1998). Therefore, the district court did not err in applying a 12-level upward
adjustment for the loss. U.S.S.G. § 2B1.1(b)(1)(G).
Likewise, given evidence in the record that Buchan had control over at least
one person in the scheme through Buchan’s use of the managerial cell phone, the
2 district court did not clearly err in finding that a 3-level adjustment under U.S.S.G.
§ 3B1.1(b) applied. See United States v. Camper, 66 F.3d 229, 231 (9th Cir.
1995); United States v. Gadson, 763 F.3d 1189, 1222 (9th Cir. 2014).
The district court did not abuse its discretion in imposing Buchan’s below-
Guidelines sentence of 51 months, and such a sentence was not substantively
unreasonable, because the district court adequately weighed the 18 U.S.C.

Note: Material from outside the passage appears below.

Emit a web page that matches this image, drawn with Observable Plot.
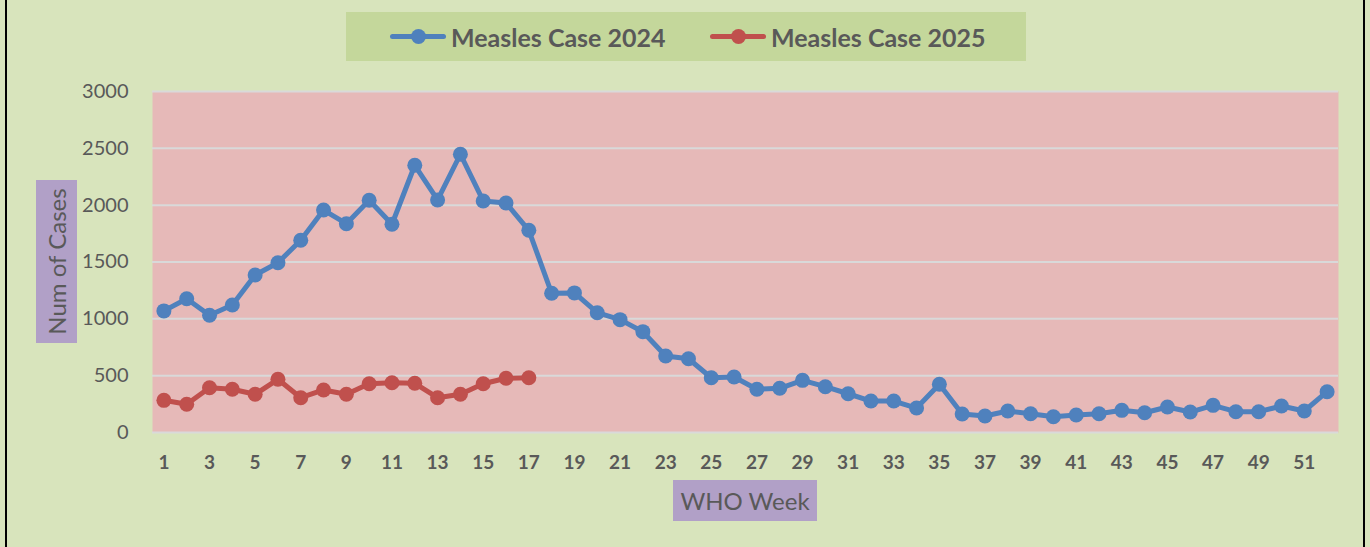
<!DOCTYPE html>
<html>
<head>
<meta charset="utf-8">
<script src="https://cdn.jsdelivr.net/npm/d3@7"></script>
<script src="https://cdn.jsdelivr.net/npm/@observablehq/plot@0.6"></script>
<style>
  html, body { margin: 0; padding: 0; }
  body { width: 1370px; height: 547px; overflow: hidden; }
  #wrap { position: relative; width: 1370px; height: 547px; background: #d8e4bc; font-family: Lato, "Open Sans", sans-serif; color: #595959; }
  #chart { position: absolute; left: 0; top: 0; }
  .bl { position: absolute; top: 0; width: 2px; height: 547px; background: #000; }
  #legend { position: absolute; left: 346px; top: 12px; width: 680px; height: 49px; background: #c4d79b; }
  .item { position: absolute; top: 0; height: 49px; display: flex; align-items: center; font-weight: bold; font-size: 25px; }
  .sw { position: relative; width: 56px; height: 49px; margin-right: 5px; }
  .sw .ln { position: absolute; left: 0; top: 22px; width: 56px; height: 5px; border-radius: 3px; }
  .sw .dt { position: absolute; left: 21px; top: 17px; width: 15px; height: 15px; border-radius: 50%; }
  .tbox { position: absolute; background: #b1a0c7; display: flex; align-items: center; justify-content: center; font-size: 24px; white-space: nowrap; }
  #ytitle span { transform: rotate(-90deg); display: inline-block; }
</style>
</head>
<body>
<div id="wrap">
  <div id="chart"></div>
  <div class="bl" style="left:5px"></div>
  <div class="bl" style="left:1363px"></div>
  <div id="legend"></div>
  <div id="ytitle" class="tbox" style="left:36px; top:180px; width:41px; height:163px;"><span>Num of Cases</span></div>
  <div id="xtitle" class="tbox" style="left:673px; top:480px; width:144px; height:41px;">WHO Week</div>
</div>
<script>
// ---- data ----
const weeks2024 = Array.from({length: 52}, (_, i) => i + 1);
const cases2024 = [1070, 1177, 1031, 1122, 1386, 1494, 1691, 1957, 1837, 2043,
                   1832, 2351, 2046, 2448, 2037, 2019, 1779, 1225, 1228, 1054,
                   993, 887, 673, 649, 482, 488, 380, 389, 459, 403,
                   341, 277, 277, 215, 424, 163, 145, 189, 165, 139,
                   154, 165, 195, 174, 224, 180, 239, 183, 183, 233,
                   189, 359];
const weeks2025 = Array.from({length: 17}, (_, i) => i + 1);
const cases2025 = [283, 248, 394, 380, 336, 468, 306, 374, 336, 429,
                   438, 433, 306, 336, 429, 477, 482];
const seriesNames = ["Measles Case 2024", "Measles Case 2025"];
const seriesColors = ["#4f81bd", "#c0504d"];
const yTicks = [0, 500, 1000, 1500, 2000, 2500, 3000];
const xTicks = weeks2024.filter(w => w % 2 === 1);

const d24 = weeks2024.map((w, i) => ({week: w, cases: cases2024[i]}));
const d25 = weeks2025.map((w, i) => ({week: w, cases: cases2025[i]}));

const chart = Plot.plot({
  width: 1370,
  height: 547,
  marginLeft: 152,
  marginRight: 32,
  marginTop: 91,
  marginBottom: 115,
  style: {background: "transparent", fontFamily: "Lato, 'Open Sans', sans-serif", color: "#595959", overflow: "visible"},
  x: {type: "linear", domain: [0.5, 52.5]},
  y: {domain: [0, 3000]},
  marks: [
    Plot.frame({fill: "#e6b9b8", stroke: null}),
    Plot.gridY(yTicks, {stroke: "#d9d9d9", strokeOpacity: 1, strokeWidth: 2}),
    Plot.axisY({ticks: yTicks, tickSize: 0, tickPadding: 24, tickFormat: d => String(d), fontSize: 20, fill: "#595959", label: null}),
    Plot.axisX({ticks: xTicks, tickSize: 0, tickPadding: 23, tickFormat: d => String(d), fontSize: 19, fontWeight: "bold", fill: "#595959", label: null}),
    Plot.line(d24, {x: "week", y: "cases", stroke: seriesColors[0], strokeWidth: 5}),
    Plot.dot(d24, {x: "week", y: "cases", r: 7.5, fill: seriesColors[0], stroke: null}),
    Plot.line(d25, {x: "week", y: "cases", stroke: seriesColors[1], strokeWidth: 5}),
    Plot.dot(d25, {x: "week", y: "cases", r: 7.5, fill: seriesColors[1], stroke: null})
  ]
});
document.getElementById("chart").appendChild(chart);

// legend
const legend = document.getElementById("legend");
const lefts = [44, 364];
seriesNames.forEach((name, i) => {
  const it = document.createElement("div");
  it.className = "item";
  it.style.left = lefts[i] + "px";
  it.innerHTML = `<div class="sw"><div class="ln" style="background:${seriesColors[i]}"></div><div class="dt" style="background:${seriesColors[i]}"></div></div><span>${name}</span>`;
  legend.appendChild(it);
});
</script>
</body>
</html>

§ 3553(a) factors, took into account the “unique evils” of the scam to which
Buchan pleaded guilty, and took into account Buchan’s mitigating factors. See
United States v. Scrivener, 189 F.3d 944, 951–52 (9th Cir. 1999). Buchan’s co-
defendants who received lighter sentences were not similarly situated as managers.
Buchan waived his objection regarding the restitution order because he
failed to raise that objection to the district court. See United States v. Van Alstyne,
584 F.3d 803, 819 (9th Cir. 2009). The district court did not plainly err in finding
that Buchan was involved in the scheme from December 2011 to February 2012,
and therefore ordering $519,400 in restitution and imposing joint and several
liability.
AFFIRMED.
3 FILED OCT 27 2021 USA v. Kelen Buchan, No. 19-50272 MOLLY C. DWYER, CLERK U.S. COURT OF APPEALS R. NELSON, Circuit Judge, with whom IKUTA, Circuit Judge, joins as to Part IV,
concurring:
I join in full the court’s memorandum disposition affirming the district court.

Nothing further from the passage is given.